__GIVEN INSTRUCTION__: Restate the data below word for word. Skip any images it contains.

__DATA BLOCK__:
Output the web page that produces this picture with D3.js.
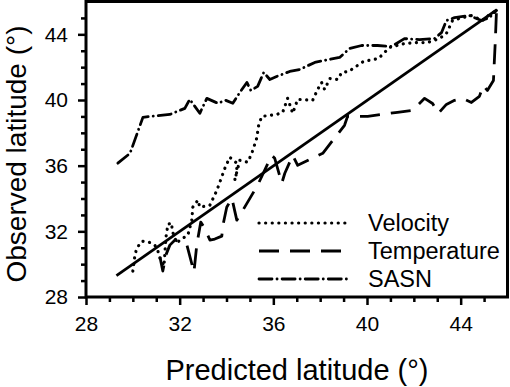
<!DOCTYPE html>
<html>
<head>
<meta charset="utf-8">
<script src="https://cdn.jsdelivr.net/npm/d3@7"></script>
<style>
  body { margin: 0; background: #fff; }
  text { font-family: "Liberation Sans", Arial, sans-serif; fill: #000; }
</style>
</head>
<body>
<div id="chart-area"></div>
<script>
// series: predicted (x) vs observed (y) latitude
var velPred = [30.00, 30.09, 30.17, 30.39, 30.69, 30.94, 31.07, 31.16, 31.33, 31.37, 31.41, 31.50, 31.67, 31.67, 31.88, 32.01, 32.35, 32.52, 32.56, 32.78, 32.86, 33.29, 33.59, 33.93, 34.14, 34.44, 34.44, 34.35, 34.57, 34.91, 35.08, 35.29, 35.38, 35.51, 36.15, 36.40, 36.61, 36.83, 37.04, 37.68, 37.89, 38.06, 38.19, 38.41, 38.75, 38.92, 39.22, 39.85, 40.49, 40.96, 41.60, 42.12, 42.58, 43.10, 43.39, 43.65, 44.08, 44.46, 44.93, 45.23, 45.53];
var velObs  = [29.58, 30.55, 30.98, 31.40, 31.34, 31.16, 30.80, 30.37, 29.88, 30.67, 31.59, 32.44, 32.50, 32.07, 31.28, 31.47, 31.77, 32.68, 33.47, 33.90, 33.47, 33.59, 34.50, 35.84, 36.51, 36.15, 35.60, 35.11, 36.33, 36.21, 36.75, 37.67, 38.52, 39.00, 39.12, 39.25, 40.10, 39.19, 40.04, 39.98, 40.64, 41.07, 40.64, 41.31, 41.25, 41.68, 41.74, 42.35, 42.53, 43.20, 43.44, 43.50, 43.50, 43.74, 44.05, 44.84, 45.02, 45.14, 44.84, 45.20, 45.45];

var tempPred = [31.16, 31.28, 31.41, 31.58, 31.80, 32.14, 32.31, 32.61, 32.73, 32.90, 33.07, 33.29, 33.50, 33.80, 33.84, 34.01, 34.23, 34.44, 34.65, 35.33, 35.93, 36.06, 36.36, 36.49, 36.83, 37.04, 38.11, 39.04, 39.17, 40.03, 41.30, 41.94, 42.46, 42.80, 43.05, 43.39, 43.74, 44.08, 44.46, 44.80, 44.97, 45.14, 45.40, 45.48, 45.53];
var tempObs  = [30.43, 29.58, 30.55, 31.16, 31.47, 31.28, 31.16, 29.52, 31.16, 32.56, 32.19, 31.47, 31.53, 31.71, 32.32, 33.47, 34.02, 32.68, 33.17, 34.81, 36.63, 36.45, 34.93, 35.54, 36.63, 36.02, 36.75, 38.46, 39.00, 39.00, 39.25, 39.37, 40.10, 39.79, 39.19, 39.73, 39.98, 40.10, 39.85, 40.22, 40.89, 40.58, 41.19, 43.62, 45.45];

var sasnPred = [29.36, 29.88, 30.43, 30.73, 31.58, 32.22, 32.43, 32.86, 33.16, 33.63, 33.97, 34.27, 34.57, 34.87, 35.04, 35.33, 35.59, 35.85, 36.14, 36.70, 37.13, 37.77, 38.40, 38.83, 39.26, 39.77, 40.45, 41.05, 41.60, 42.24, 42.88, 43.18, 43.39, 43.74, 44.38, 44.89, 45.23, 45.53];
var sasnObs  = [36.15, 36.75, 38.94, 39.00, 39.12, 39.49, 40.04, 39.19, 40.10, 39.80, 39.98, 39.80, 40.46, 41.07, 40.58, 40.83, 41.68, 41.25, 41.43, 41.74, 41.86, 42.29, 42.47, 42.59, 43.14, 43.32, 43.32, 43.26, 43.74, 43.68, 43.74, 44.10, 44.84, 45.02, 45.14, 44.84, 45.02, 45.45];

// 1:1 line
var refPred = [29.3, 45.55];
var refObs  = [29.3, 45.5];

var majorTicks = [28, 32, 36, 40, 44];
var minorTicks = [29, 30, 31, 33, 34, 35, 37, 38, 39, 41, 42, 43, 45];
var legendNames = ["Velocity", "Temperature", "SASN"];

var W = 510, H = 387;
var pLeft = 86, pRight = 507.5, pTop = 1.5, pBottom = 297;

var svg = d3.select("#chart-area")
	.append("svg")
		.attr("width", W)
		.attr("height", H);

var x = d3.scaleLinear().domain([28, 46]).range([pLeft, pRight]);
var y = d3.scaleLinear().domain([28, 46]).range([pBottom, pTop]);

// minor ticks
var xMinor = d3.axisBottom(x).tickValues(minorTicks).tickSize(5).tickFormat("");
var yMinor = d3.axisLeft(y).tickValues(minorTicks).tickSize(5).tickFormat("");
// major ticks
var xMajor = d3.axisBottom(x).tickValues(majorTicks).tickSize(8).tickPadding(11);
var yMajor = d3.axisLeft(y).tickValues(majorTicks).tickSize(8).tickPadding(10);

[[xMinor, "x"], [xMajor, "x"], [yMinor, "y"], [yMajor, "y"]].forEach(function(a){
	var g = svg.append("g")
		.attr("transform", a[1] == "x" ? "translate(0," + pBottom + ")" : "translate(" + pLeft + ",0)")
		.call(a[0]);
	g.select(".domain").remove();
	g.selectAll("line").attr("stroke", "#000").attr("stroke-width", 2.5);
	g.selectAll("text")
		.attr("font-size", "21px")
		.attr("font-family", "Liberation Sans, Arial, sans-serif")
		.attr("fill", "#000");
});

// frame
svg.append("rect")
	.attr("x", pLeft)
	.attr("y", pTop)
	.attr("width", pRight - pLeft)
	.attr("height", pBottom - pTop)
	.attr("fill", "none")
	.attr("stroke", "#000")
	.attr("stroke-width", 3);

// axis titles
svg.append("text")
	.attr("x", 297)
	.attr("y", 380)
	.attr("font-size", "29px")
	.attr("text-anchor", "middle")
	.text("Predicted latitude (°)");

svg.append("text")
	.attr("x", -154)
	.attr("y", 26)
	.attr("font-size", "28px")
	.attr("text-anchor", "middle")
	.attr("transform", "rotate(-90)")
	.text("Observed latitude (°)");

var styles = [
	{ dash: "0.1 6.5", width: 3.2, cap: "round" },
	{ dash: "20 11", width: 2.8, cap: "butt" },
	{ dash: "13 5 0.1 5", width: 2.8, cap: "round" }
];

var line = d3.line()
	.x(function(d){ return x(d[0]); })
	.y(function(d){ return y(d[1]); });

var series = [
	d3.zip(velPred, velObs),
	d3.zip(tempPred, tempObs),
	d3.zip(sasnPred, sasnObs)
];

series.forEach(function(s, i){
	svg.append("path")
		.datum(s)
		.attr("d", line)
		.attr("fill", "none")
		.attr("stroke", "#000")
		.attr("stroke-width", styles[i].width)
		.attr("stroke-linecap", styles[i].cap)
		.attr("stroke-linejoin", "round")
		.attr("stroke-dasharray", styles[i].dash);
});

// 1:1 solid line
svg.append("path")
	.datum(d3.zip(refPred, refObs))
	.attr("d", line)
	.attr("fill", "none")
	.attr("stroke", "#000")
	.attr("stroke-width", 2.8);

// legend
var legend = svg.append("g");
legendNames.forEach(function(name, i){
	var ly = 223 + i * 28;
	legend.append("line")
		.attr("x1", 259)
		.attr("x2", 347)
		.attr("y1", ly)
		.attr("y2", ly)
		.attr("stroke", "#000")
		.attr("stroke-width", styles[i].width)
		.attr("stroke-linecap", styles[i].cap)
		.attr("stroke-dasharray", styles[i].dash);
	legend.append("text")
		.attr("x", 368)
		.attr("y", ly + 8)
		.attr("font-size", "23.5px")
		.text(name);
});
</script>
</body>
</html>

__EXPECTED ANSWER__:
Output the web page that produces this picture with D3.js.
<!DOCTYPE html>
<html>
<head>
<meta charset="utf-8">
<script src="https://cdn.jsdelivr.net/npm/d3@7"></script>
<style>
  body { margin: 0; background: #fff; }
  text { font-family: "Liberation Sans", Arial, sans-serif; fill: #000; }
</style>
</head>
<body>
<div id="chart-area"></div>
<script>
// series: predicted (x) vs observed (y) latitude
var velPred = [30.00, 30.09, 30.17, 30.39, 30.69, 30.94, 31.07, 31.16, 31.33, 31.37, 31.41, 31.50, 31.67, 31.67, 31.88, 32.01, 32.35, 32.52, 32.56, 32.78, 32.86, 33.29, 33.59, 33.93, 34.14, 34.44, 34.44, 34.35, 34.57, 34.91, 35.08, 35.29, 35.38, 35.51, 36.15, 36.40, 36.61, 36.83, 37.04, 37.68, 37.89, 38.06, 38.19, 38.41, 38.75, 38.92, 39.22, 39.85, 40.49, 40.96, 41.60, 42.12, 42.58, 43.10, 43.39, 43.65, 44.08, 44.46, 44.93, 45.23, 45.53];
var velObs  = [29.58, 30.55, 30.98, 31.40, 31.34, 31.16, 30.80, 30.37, 29.88, 30.67, 31.59, 32.44, 32.50, 32.07, 31.28, 31.47, 31.77, 32.68, 33.47, 33.90, 33.47, 33.59, 34.50, 35.84, 36.51, 36.15, 35.60, 35.11, 36.33, 36.21, 36.75, 37.67, 38.52, 39.00, 39.12, 39.25, 40.10, 39.19, 40.04, 39.98, 40.64, 41.07, 40.64, 41.31, 41.25, 41.68, 41.74, 42.35, 42.53, 43.20, 43.44, 43.50, 43.50, 43.74, 44.05, 44.84, 45.02, 45.14, 44.84, 45.20, 45.45];

var tempPred = [31.16, 31.28, 31.41, 31.58, 31.80, 32.14, 32.31, 32.61, 32.73, 32.90, 33.07, 33.29, 33.50, 33.80, 33.84, 34.01, 34.23, 34.44, 34.65, 35.33, 35.93, 36.06, 36.36, 36.49, 36.83, 37.04, 38.11, 39.04, 39.17, 40.03, 41.30, 41.94, 42.46, 42.80, 43.05, 43.39, 43.74, 44.08, 44.46, 44.80, 44.97, 45.14, 45.40, 45.48, 45.53];
var tempObs  = [30.43, 29.58, 30.55, 31.16, 31.47, 31.28, 31.16, 29.52, 31.16, 32.56, 32.19, 31.47, 31.53, 31.71, 32.32, 33.47, 34.02, 32.68, 33.17, 34.81, 36.63, 36.45, 34.93, 35.54, 36.63, 36.02, 36.75, 38.46, 39.00, 39.00, 39.25, 39.37, 40.10, 39.79, 39.19, 39.73, 39.98, 40.10, 39.85, 40.22, 40.89, 40.58, 41.19, 43.62, 45.45];

var sasnPred = [29.36, 29.88, 30.43, 30.73, 31.58, 32.22, 32.43, 32.86, 33.16, 33.63, 33.97, 34.27, 34.57, 34.87, 35.04, 35.33, 35.59, 35.85, 36.14, 36.70, 37.13, 37.77, 38.40, 38.83, 39.26, 39.77, 40.45, 41.05, 41.60, 42.24, 42.88, 43.18, 43.39, 43.74, 44.38, 44.89, 45.23, 45.53];
var sasnObs  = [36.15, 36.75, 38.94, 39.00, 39.12, 39.49, 40.04, 39.19, 40.10, 39.80, 39.98, 39.80, 40.46, 41.07, 40.58, 40.83, 41.68, 41.25, 41.43, 41.74, 41.86, 42.29, 42.47, 42.59, 43.14, 43.32, 43.32, 43.26, 43.74, 43.68, 43.74, 44.10, 44.84, 45.02, 45.14, 44.84, 45.02, 45.45];

// 1:1 line
var refPred = [29.3, 45.55];
var refObs  = [29.3, 45.5];

var majorTicks = [28, 32, 36, 40, 44];
var minorTicks = [29, 30, 31, 33, 34, 35, 37, 38, 39, 41, 42, 43, 45];
var legendNames = ["Velocity", "Temperature", "SASN"];

var W = 510, H = 387;
var pLeft = 86, pRight = 507.5, pTop = 1.5, pBottom = 297;

var svg = d3.select("#chart-area")
	.append("svg")
		.attr("width", W)
		.attr("height", H);

var x = d3.scaleLinear().domain([28, 46]).range([pLeft, pRight]);
var y = d3.scaleLinear().domain([28, 46]).range([pBottom, pTop]);

// minor ticks
var xMinor = d3.axisBottom(x).tickValues(minorTicks).tickSize(5).tickFormat("");
var yMinor = d3.axisLeft(y).tickValues(minorTicks).tickSize(5).tickFormat("");
// major ticks
var xMajor = d3.axisBottom(x).tickValues(majorTicks).tickSize(8).tickPadding(11);
var yMajor = d3.axisLeft(y).tickValues(majorTicks).tickSize(8).tickPadding(10);

[[xMinor, "x"], [xMajor, "x"], [yMinor, "y"], [yMajor, "y"]].forEach(function(a){
	var g = svg.append("g")
		.attr("transform", a[1] == "x" ? "translate(0," + pBottom + ")" : "translate(" + pLeft + ",0)")
		.call(a[0]);
	g.select(".domain").remove();
	g.selectAll("line").attr("stroke", "#000").attr("stroke-width", 2.5);
	g.selectAll("text")
		.attr("font-size", "21px")
		.attr("font-family", "Liberation Sans, Arial, sans-serif")
		.attr("fill", "#000");
});

// frame
svg.append("rect")
	.attr("x", pLeft)
	.attr("y", pTop)
	.attr("width", pRight - pLeft)
	.attr("height", pBottom - pTop)
	.attr("fill", "none")
	.attr("stroke", "#000")
	.attr("stroke-width", 3);

// axis titles
svg.append("text")
	.attr("x", 297)
	.attr("y", 380)
	.attr("font-size", "29px")
	.attr("text-anchor", "middle")
	.text("Predicted latitude (°)");

svg.append("text")
	.attr("x", -154)
	.attr("y", 26)
	.attr("font-size", "28px")
	.attr("text-anchor", "middle")
	.attr("transform", "rotate(-90)")
	.text("Observed latitude (°)");

var styles = [
	{ dash: "0.1 6.5", width: 3.2, cap: "round" },
	{ dash: "20 11", width: 2.8, cap: "butt" },
	{ dash: "13 5 0.1 5", width: 2.8, cap: "round" }
];

var line = d3.line()
	.x(function(d){ return x(d[0]); })
	.y(function(d){ return y(d[1]); });

var series = [
	d3.zip(velPred, velObs),
	d3.zip(tempPred, tempObs),
	d3.zip(sasnPred, sasnObs)
];

series.forEach(function(s, i){
	svg.append("path")
		.datum(s)
		.attr("d", line)
		.attr("fill", "none")
		.attr("stroke", "#000")
		.attr("stroke-width", styles[i].width)
		.attr("stroke-linecap", styles[i].cap)
		.attr("stroke-linejoin", "round")
		.attr("stroke-dasharray", styles[i].dash);
});

// 1:1 solid line
svg.append("path")
	.datum(d3.zip(refPred, refObs))
	.attr("d", line)
	.attr("fill", "none")
	.attr("stroke", "#000")
	.attr("stroke-width", 2.8);

// legend
var legend = svg.append("g");
legendNames.forEach(function(name, i){
	var ly = 223 + i * 28;
	legend.append("line")
		.attr("x1", 259)
		.attr("x2", 347)
		.attr("y1", ly)
		.attr("y2", ly)
		.attr("stroke", "#000")
		.attr("stroke-width", styles[i].width)
		.attr("stroke-linecap", styles[i].cap)
		.attr("stroke-dasharray", styles[i].dash);
	legend.append("text")
		.attr("x", 368)
		.attr("y", ly + 8)
		.attr("font-size", "23.5px")
		.text(name);
});
</script>
</body>
</html>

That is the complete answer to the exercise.